What is this archetype's route to victory? You have to know how the archetype is going to win. Is it with creatures? A lot of little creatures? One big creature? Is it with spells? Focus on what the threats are and make sure different archetypes have different threats.
What speed is this archetype? We divide into three speeds: fast, medium, and slow. You want at least three of each speed, with one getting a fourth. We try to mix up which speed gets the fourth between sets.
What's default and what's not? You want to do something new with every set, but you don't want every archetype to be unfamiliar, so the rule of thumb is that you usually have about two archetypes that are doing something novel, four archetypes that are riffing off something they normally do but in a way that's a little different, and four archetypes that are doing something pretty familiar with what they've done before.

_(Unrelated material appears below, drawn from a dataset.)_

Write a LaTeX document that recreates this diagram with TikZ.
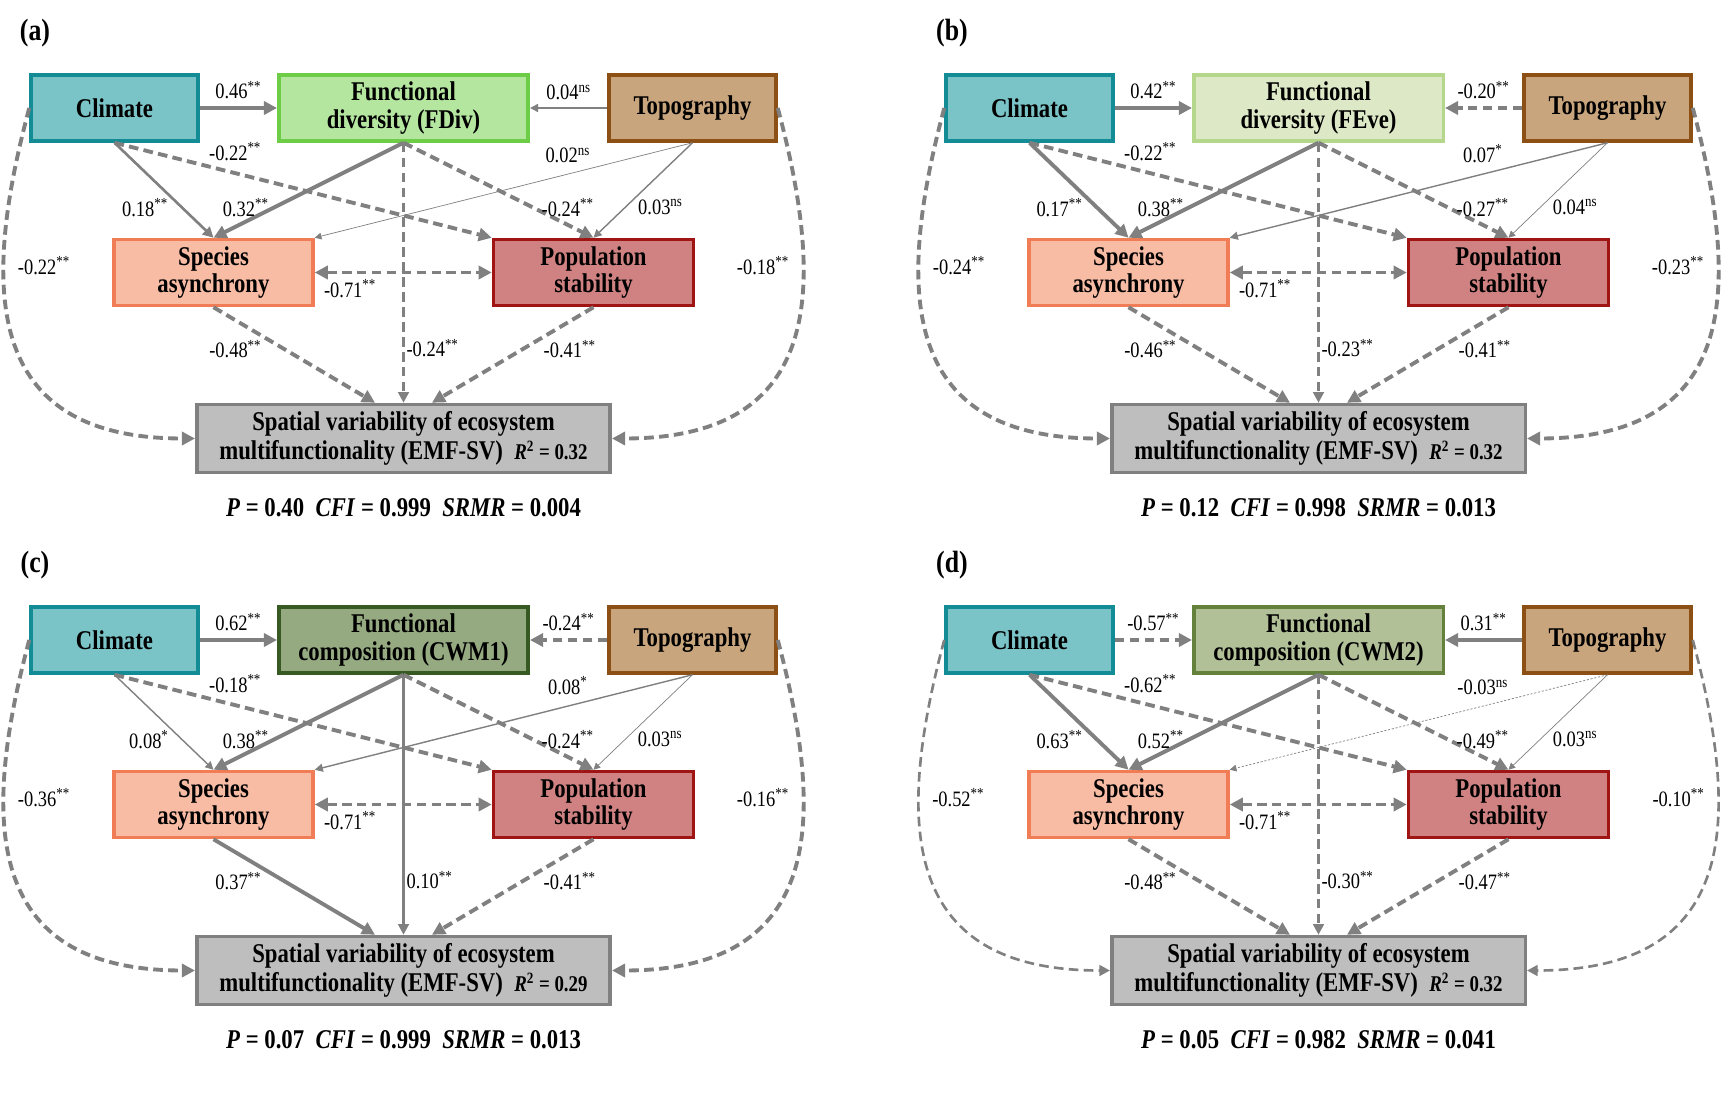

The final category gets some novelty in the cards, but the overall theme is familiar. We've experimented with sets pushing more away from known archetypes and have found that everyone but the most dedicated drafters tend to get lost and disinterested. Somewhat different is good. Too different is alienating. It still has to feel like Magic.
Sideboard Cards
Finally, you want to have some cards that might not go in the deck outright, but they exist to help answer problems after the first game. Usually, these are answers to threats in your environment but things that exist in a low enough as-fan that the player won't see them often enough to main deck the answer. Sideboard cards used to live at common, but we've discovered over the years that they serve the environment better at uncommon. We've also started doing more multimode cards to allow some of these sideboard cards to make main decks.
"If You Build It . . . "
I hope today's column gave you a lot of practical ideas for how to build your set. As I stressed multiple times, many of these topics are complex, so copying what we've done on a similar printed set is a great way to find a place to start.